Appuyant les propos de son homologue français, le ministre nigérien de la défense nationale, M. Alkassou Indattou, a rappelé que l’appui de Barkhane à notre armée a permis à nos soldats de bloquer la progression des terroristes le long de notre frontière avec le Mali pour qu’ils ne puissent pas venir au Niger de manière continuelle. « Il y a eu aussi d’autres opérations qui ont été effectuées avec l’appui de Barkhane notamment en ce qui concerne la surveillance », a-t-il reconnu. M. Alkassoum Indattou a noté que la force Barkhane a neutralisé plus 300 chefs djihadistes entre le Mali et le Niger. « Si Barkhane se retire du Mali, c’est pour qu’elle puisse s’installer le long de notre frontière avec le Mali dans le cadre d’un partenariat opérationnel avec l’armée nigérienne pour la sauvegarde de l’intégrité territoriale du Niger.

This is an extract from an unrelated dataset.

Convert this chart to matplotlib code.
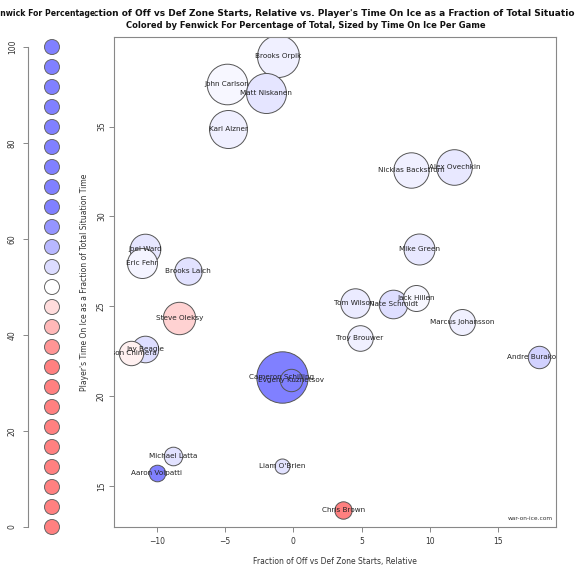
import numpy as np
import matplotlib
matplotlib.use("Agg")
import matplotlib.pyplot as plt
from matplotlib.patches import Rectangle
from matplotlib.transforms import Bbox

# players
players = [
    "Brooks Orpik", "John Carlson", "Matt Niskanen", "Karl Alzner",
    "Joel Ward", "Eric Fehr", "Brooks Laich", "Nicklas Backstrom",
    "Alex Ovechkin", "Mike Green", "Tom Wilson", "Nate Schmidt",
    "Jack Hillen", "Marcus Johansson", "Troy Brouwer", "Andre Burakovsky",
    "Steve Oleksy", "Jay Beagle", "Jason Chimera", "Cameron Schilling",
    "Evgeny Kuznetsov", "Michael Latta", "Aaron Volpatti", "Liam O'Brien",
    "Chris Brown",
]
zone_start_rel = [-1.10, -4.87, -1.98, -4.75, -10.85, -11.09, -7.72, 8.61,
                  11.78, 9.22, 4.49, 7.32, 9.00, 12.34, 4.86, 18.00,
                  -8.34, -10.85, -11.89, -0.85, -0.17, -8.78, -9.99, -0.80,
                  3.64]
toi_frac = [38.95, 37.38, 36.89, 34.86, 28.17, 27.40, 26.99, 32.59,
            32.77, 28.19, 25.19, 25.13, 25.45, 24.15, 23.22, 22.20,
            24.34, 22.61, 22.42, 21.05, 20.92, 16.69, 15.75, 16.14,
            13.67]
toi_per_game = [21.0, 20.3, 20.0, 19.0, 15.3, 15.0, 13.7, 17.7,
                17.8, 15.5, 14.7, 14.3, 13.0, 13.0, 12.8, 11.2,
                16.2, 13.3, 12.2, 25.7, 11.2, 9.3, 8.3, 7.5,
                8.7]
fenwick_pct = [51.8, 50.9, 53.1, 51.8, 52.9, 51.3, 53.4, 51.8,
               52.7, 52.7, 52.3, 53.9, 50.9, 51.8, 51.8, 55.3,
               44.7, 53.9, 48.2, 70.0, 66.0, 53.4, 68.0, 53.4,
               33.0]

legend_vals = np.linspace(0, 100, 25)
legend_ticks = [0, 20, 40, 60, 80, 100]

DPI = 100
PX_PER_MIN = 1.0   # circle radius in pixels per minute of TOI


def fenwick_colour(v):
    t = min(1.0, abs(v - 50) / 15.0)
    c = 1 - 0.5 * t
    if v >= 50:
        return (c, c, 1.0)
    return (1.0, c, c)


def area(radius_px):
    return (2 * radius_px * 72 / DPI) ** 2


txt = "#333333"
frame = "#888888"

fig = plt.figure(figsize=(5.75, 5.75), dpi=DPI)

# main panel
ax = fig.add_axes([114.3 / 575, 48 / 575, 441.4 / 575, 489.7 / 575])
sizes = [area(t * PX_PER_MIN) for t in toi_per_game]
cols = [fenwick_colour(v) for v in fenwick_pct]
for i in range(len(players)):
    ax.scatter(zone_start_rel[i], toi_frac[i], s=sizes[i], color=cols[i],
               edgecolor="#555555", linewidth=0.7, zorder=2)
for i, name in enumerate(players):
    ax.text(zone_start_rel[i], toi_frac[i], name, ha="center", va="center",
            fontsize=5.2, color="#222222", zorder=3, clip_on=True)

ax.set_xlim(-13.1, 19.2)
ax.set_ylim(12.72, 39.97)
ax.set_xticks([-10, -5, 0, 5, 10, 15])
ax.set_yticks([15, 20, 25, 30, 35])
for sp in ax.spines.values():
    sp.set_color(frame)
    sp.set_linewidth(0.8)
ax.tick_params(colors=frame, labelcolor=txt, labelsize=5.5, length=3.5,
               width=0.7, pad=3.5)
ax.tick_params(axis="y", pad=2.5)
plt.setp(ax.get_yticklabels(), rotation=90, va="center")
ax.set_xlabel("Fraction of Off vs Def Zone Starts, Relative", fontsize=5.5,
              color=txt, labelpad=8)
ax.set_ylabel("Player's Time On Ice as a Fraction of Total Situation Time",
              fontsize=5.5, color=txt, labelpad=6)
ax.text(0.993, 0.012, "war-on-ice.com", transform=ax.transAxes, ha="right",
        va="bottom", fontsize=4.2, color=txt)

# titles
fig.text(343 / 575, 1 - 14 / 575,
         "Fraction of Off vs Def Zone Starts, Relative vs. Player's Time On Ice as a Fraction of Total Situation Time",
         ha="center", va="center", fontsize=6.5, fontweight="bold", color="#111111")
fig.text(306 / 575, 1 - 25 / 575,
         "Colored by Fenwick For Percentage of Total, Sized by Time On Ice Per Game",
         ha="center", va="center", fontsize=6.0, fontweight="bold", color="#111111")

# colour legend panel
lax = fig.add_axes([28 / 575, 48 / 575, 48 / 575, 480 / 575])
lax.scatter(np.full(len(legend_vals), 0.5), legend_vals, s=area(7.5),
            color=[fenwick_colour(v) for v in legend_vals],
            edgecolor="#666666", linewidth=0.7, clip_on=False)
lax.set_xlim(0, 1)
lax.set_ylim(0, 100)
lax.set_xticks([])
lax.set_yticks(legend_ticks)
for side in ["top", "right", "bottom"]:
    lax.spines[side].set_visible(False)
lax.spines["left"].set_color(frame)
lax.spines["left"].set_linewidth(0.8)
lax.patch.set_alpha(0)
lax.tick_params(colors=frame, labelcolor=txt, labelsize=5.5, length=3.5,
                width=0.7, pad=4.5)
plt.setp(lax.get_yticklabels(), rotation=90, va="center")

# legend title covers the start of the main title
fig.patches.append(Rectangle((0, 1 - 20 / 575), 95 / 575, 12 / 575,
                             transform=fig.transFigure, facecolor="white",
                             edgecolor="none", zorder=5))
lt = fig.text(43 / 575, 1 - 14 / 575, "Fenwick For Percentage", ha="center",
              va="center", fontsize=5.6, fontweight="bold", color="#111111",
              zorder=6)
lt.set_clip_box(Bbox([[0, 0], [95, 575]]))
lt.set_clip_on(True)

fig.savefig("out.png", dpi=DPI)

L’objectif, c’est permettre à notre armée de s’équiper et de continuer à monter en puissance pour qu’à terme elle arrive à jouer pleinement son rôle, c’est-à-dire à atteindre un niveau qui lui permettra, un jour, de se passer de ce soutien », a-t-il expliqué.
Par ailleurs, le ministre de la défense nationale a rappelé les différents théâtres d’opérations que compte le Niger qui sont actuellement au nombre de cinq à savoir le nord Tillabéri, la frontière Burkina-Faso, le Bassin du lac Tchad, le Sud avec la frontière avec le Nigéria et le Nord avec la frontière avec la Libye. « Pour atteindre cet objectif, celui de la sécurisation de notre pays et de ses voies d’accès, 17% de notre budget est alloué à la défense », a-t-il conclu.